Water cannons were deployed by Hong Kong police against demonstrators on Sunday for the first time in months, after a protest descended into a street battle that left a main thoroughfare littered with bricks and empty canisters of tear gas.
The new police tactic came as violence returned to Hong Kong streets this weekend following a period of relative calm, marked by huge yet peaceful protests. Now in their 12th weekend, the demonstrations are having a significant impact on the financial hub - hurting multinational corporations, deeply unsettling residents, prompting changes in diplomatic procedures and leading to increasingly urgent questions on how this unprecedented period of upheaval will end.
Sunday's authorised march in Tseun Wan, in the western part of the New Territories area which borders mainland China, turned rowdy as protesters blocked streets and built barriers to hold back police.
At a point later in the night, a police officer fired a warning shot from his revolver into the air, after protesters armed with metal rods tried to charge at the officers.
Riot police quickly announced they would begin a dispersal operation, an emerging tactic as authorities grow more and more intolerant of the dissent that continues to grip the city.
After volleys of bricks were thrown at police, they responded with rounds of tear gas, and brought forward the water cannons acquired in 2018. They were briefly fired against protesters, sending a group retreating into a nearby mall.
"I do worry about [the water cannons]" said one 25-year-old protester who spoke on the condition of anonymity, citing fear of arrest. "And I can see lots of people on the scene, they do share the same fear with me."
He added that front line demonstrators like him are "still learning," and had to be a bit "conservative" in dealing with the water cannons, which they saw Sunday for the first time.
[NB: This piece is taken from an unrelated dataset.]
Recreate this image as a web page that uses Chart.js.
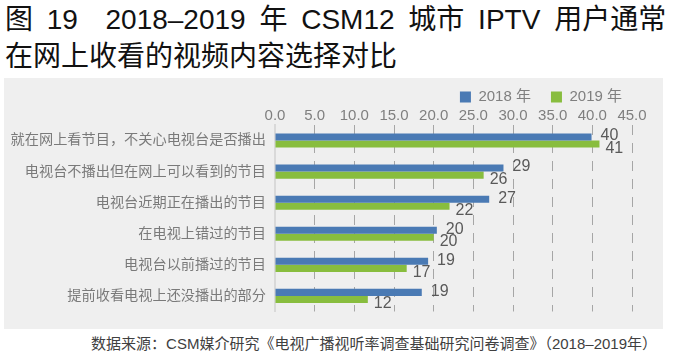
<!DOCTYPE html>
<html>
<head>
<meta charset="utf-8">
<script src="https://cdn.jsdelivr.net/npm/chart.js@4.4.1/dist/chart.umd.min.js"></script>
<style>
  html, body { margin: 0; padding: 0; background: #ffffff; width: 673px; height: 358px; overflow: hidden; }
  body { position: relative; font-family: "Liberation Sans", "Noto Sans CJK SC", sans-serif; }
  #title { position: absolute; left: 5px; top: 1px; font-size: 28px; line-height: 37px; color: #111; white-space: pre; word-spacing: 6px; }
  #panel { position: absolute; left: 4px; top: 78px; width: 659px; height: 251px; background: #efefef; }
  #source { position: absolute; right: 16px; top: 334px; font-size: 15px; line-height: 20px; color: #404040; white-space: pre; }
  canvas { display: block; }
</style>
</head>
<body>
<div id="title">图 19  2018–2019 年 CSM12 城市 IPTV 用户通常
在网上收看的视频内容选择对比</div>
<div id="panel"><canvas id="c" width="659" height="251"></canvas></div>
<div id="source">数据来源：CSM媒介研究《电视广播视听率调查基础研究问卷调查》（2018–2019年）</div>
<script>
const categories = [
  '就在网上看节目，不关心电视台是否播出',
  '电视台不播出但在网上可以看到的节目',
  '电视台近期正在播出的节目',
  '在电视上错过的节目',
  '电视台以前播过的节目',
  '提前收看电视上还没播出的部分'
];
const seriesNames = ['2018 年', '2019 年'];
const values2018 = [39.9, 28.8, 27.0, 20.4, 19.3, 18.5];
const values2019 = [40.9, 26.3, 22.0, 20.0, 16.6, 11.7];
const axisMin = 0, axisMax = 45, axisStep = 5;

const FONT = '"Liberation Sans", "Noto Sans CJK SC", sans-serif';
const LEGEND_PAD = 20;

const valueLabels = {
  id: 'valueLabels',
  afterDatasetsDraw(chart) {
    const ctx = chart.ctx;
    ctx.save();
    ctx.font = '16px ' + FONT;
    ctx.fillStyle = '#595959';
    ctx.textAlign = 'left';
    ctx.textBaseline = 'middle';
    chart.data.datasets.forEach((ds, di) => {
      const meta = chart.getDatasetMeta(di);
      meta.data.forEach((el, i) => {
        const dx = di === 0 ? 9 : 6;
        const dy = di === 0 ? -1 : 4.5;
        ctx.fillText(String(Math.round(ds.data[i])), el.x + dx, el.y + dy);
      });
    });
    ctx.restore();
  }
};

// keep the legend compact and place it at the top right of the panel
const legendPlacer = {
  id: 'legendPlacer',
  beforeLayout(chart) {
    const lg = chart.legend;
    if (lg && !lg._patched) {
      const orig = lg.fit;
      lg.fit = function () { orig.call(this); this.height = 29.5; };
      lg._patched = true;
    }
  },
  afterLayout(chart) {
    const lg = chart.legend;
    if (lg) {
      lg.top = 19 - LEGEND_PAD - 7.5;
      lg.right = 638;
    }
  }
};

new Chart(document.getElementById('c'), {
  type: 'bar',
  data: {
    labels: categories,
    datasets: [
      { label: seriesNames[0], data: values2018, backgroundColor: '#4a7ab4', borderWidth: 0 },
      { label: seriesNames[1], data: values2019, backgroundColor: '#88bd3e', borderWidth: 0 }
    ]
  },
  options: {
    indexAxis: 'y',
    responsive: false,
    animation: false,
    devicePixelRatio: 1,
    layout: { padding: { left: 0, right: 31, top: 0, bottom: 5.5 } },
    datasets: { bar: { categoryPercentage: 0.455, barPercentage: 1.0 } },
    plugins: {
      legend: {
        position: 'top',
        align: 'end',
        labels: {
          boxWidth: 11,
          boxHeight: 11,
          padding: LEGEND_PAD,
          color: '#7f7f7f',
          font: { size: 15, family: FONT }
        }
      },
      tooltip: { enabled: false },
      title: { display: false }
    },
    scales: {
      x: {
        position: 'top',
        min: axisMin,
        max: axisMax,
        ticks: {
          stepSize: axisStep,
          padding: 0,
          color: '#7f7f7f',
          font: { size: 15, family: FONT },
          callback: v => Number(v).toFixed(1)
        },
        grid: {
          drawTicks: false,
          color: c => (c.tick && c.tick.value === 0) ? 'rgba(0,0,0,0)' : '#a6a6a6',
          lineWidth: 1
        },
        border: { display: false, dash: [10, 8] },
        afterFit: s => { s.height = 17.5; }
      },
      y: {
        ticks: {
          padding: 9,
          color: '#7a7a7a',
          font: { size: 14.2, family: FONT }
        },
        grid: { display: false, drawTicks: false },
        border: { display: true, color: '#d9d9d9', width: 2 },
        afterFit: s => { s.width = 271; }
      }
    }
  },
  plugins: [legendPlacer, valueLabels]
});
</script>
</body>
</html>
"Maybe we retreat first and try to figure out how to tackle it later," he said.
Rights groups have warned that water cannons are "inherently indiscriminate" especially in Hong Kong's crowded streets and residential neighborhoods, but security experts believe the risk of collateral damage is lower than tear gas, which has filled neighborhoods repeatedly over past weeks and seeped into apartments.
Authorities over the weekend closed subway stops in and around neighborhoods where protests were planned, widely seen as a move to limit participation. The MTR Corporation, which runs the subway, has come under fire from Chinese state press which has accused the transit authority of facilitating the protests and labeled them an "accomplice to rioters."
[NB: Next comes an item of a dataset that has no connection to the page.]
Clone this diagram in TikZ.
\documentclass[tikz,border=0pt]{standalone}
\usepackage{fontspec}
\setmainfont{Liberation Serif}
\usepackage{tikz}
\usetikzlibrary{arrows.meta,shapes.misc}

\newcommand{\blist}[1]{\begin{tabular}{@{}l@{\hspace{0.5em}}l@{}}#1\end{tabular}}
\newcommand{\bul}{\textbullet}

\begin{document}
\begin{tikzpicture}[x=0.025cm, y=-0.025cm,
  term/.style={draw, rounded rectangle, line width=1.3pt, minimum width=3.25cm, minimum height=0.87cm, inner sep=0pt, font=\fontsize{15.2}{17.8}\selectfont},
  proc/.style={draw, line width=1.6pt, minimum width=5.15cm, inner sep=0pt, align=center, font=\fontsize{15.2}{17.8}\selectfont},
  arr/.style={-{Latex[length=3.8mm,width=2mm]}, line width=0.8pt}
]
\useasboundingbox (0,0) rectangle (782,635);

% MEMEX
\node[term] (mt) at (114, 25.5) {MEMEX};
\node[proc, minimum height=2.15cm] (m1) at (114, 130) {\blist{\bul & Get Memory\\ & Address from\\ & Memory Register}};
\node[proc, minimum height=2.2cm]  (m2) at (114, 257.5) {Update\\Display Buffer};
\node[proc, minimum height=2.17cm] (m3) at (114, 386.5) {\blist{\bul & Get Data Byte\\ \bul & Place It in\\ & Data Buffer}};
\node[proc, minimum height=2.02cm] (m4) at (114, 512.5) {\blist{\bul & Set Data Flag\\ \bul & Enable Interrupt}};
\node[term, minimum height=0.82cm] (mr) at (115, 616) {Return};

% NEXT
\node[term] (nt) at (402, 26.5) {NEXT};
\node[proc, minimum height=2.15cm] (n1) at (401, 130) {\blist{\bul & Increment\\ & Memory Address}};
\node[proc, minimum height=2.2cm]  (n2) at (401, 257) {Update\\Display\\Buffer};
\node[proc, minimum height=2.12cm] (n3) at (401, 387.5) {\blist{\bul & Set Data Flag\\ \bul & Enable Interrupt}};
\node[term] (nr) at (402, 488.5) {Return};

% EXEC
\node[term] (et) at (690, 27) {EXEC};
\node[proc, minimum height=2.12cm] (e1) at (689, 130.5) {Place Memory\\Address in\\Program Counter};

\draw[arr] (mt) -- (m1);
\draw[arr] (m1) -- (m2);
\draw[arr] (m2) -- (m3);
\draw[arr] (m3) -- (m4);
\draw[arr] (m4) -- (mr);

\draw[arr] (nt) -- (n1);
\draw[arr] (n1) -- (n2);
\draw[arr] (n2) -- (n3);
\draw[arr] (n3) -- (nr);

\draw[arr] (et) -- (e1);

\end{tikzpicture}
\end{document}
In a service announcement Sunday, the MTR Corporation said the closure was a "prudent measure" to "ensure the safety of passengers and our staff."
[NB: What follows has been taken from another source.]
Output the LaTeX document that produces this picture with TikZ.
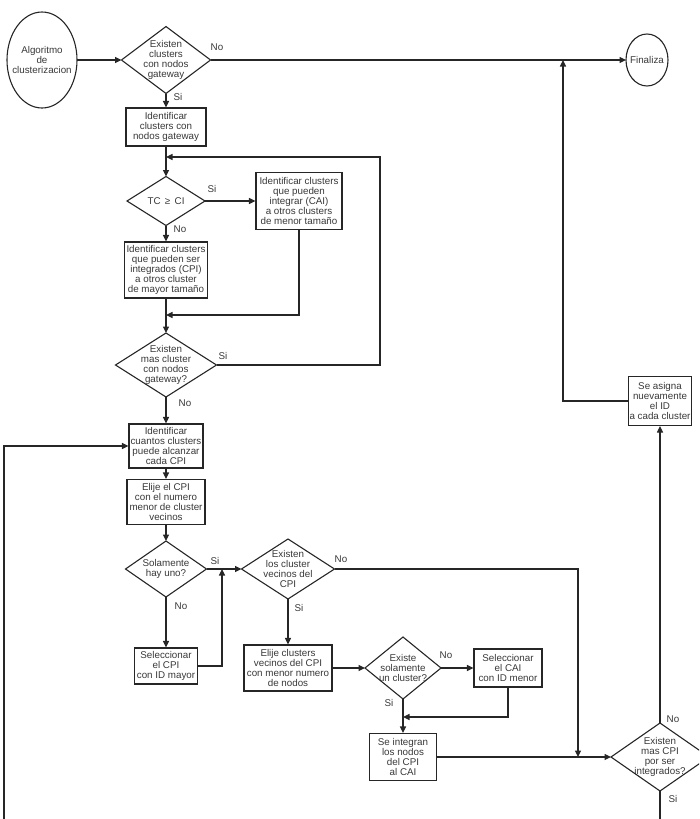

Police arrested 29 people on Saturday between the ages of 17 to 52 "for offences including unlawful assembly, possession of offensive weapon and assaulting police officers," the force said in a statement. There were no immediate reports of arrests on Sunday, though riot police were seen pinning down protesters in Tseun Wan and cuffing them.
The latest arrests mean almost 800 people have been detained during the demonstrations, which started in early June over a now-suspended bill that would have allowed extraditions to mainland China.
Concerns over the bill are no longer at the forefront of protesters mind. Instead, they say, they are primarily fighting to keep Hong Kong's special status and to win democracy for their city in the face of an assertive, intolerant Beijing.
Hong Kong leader Carrie Lam on Saturday urged protesters to "sit down and talk" and aims to establish dialogue with the city's youth.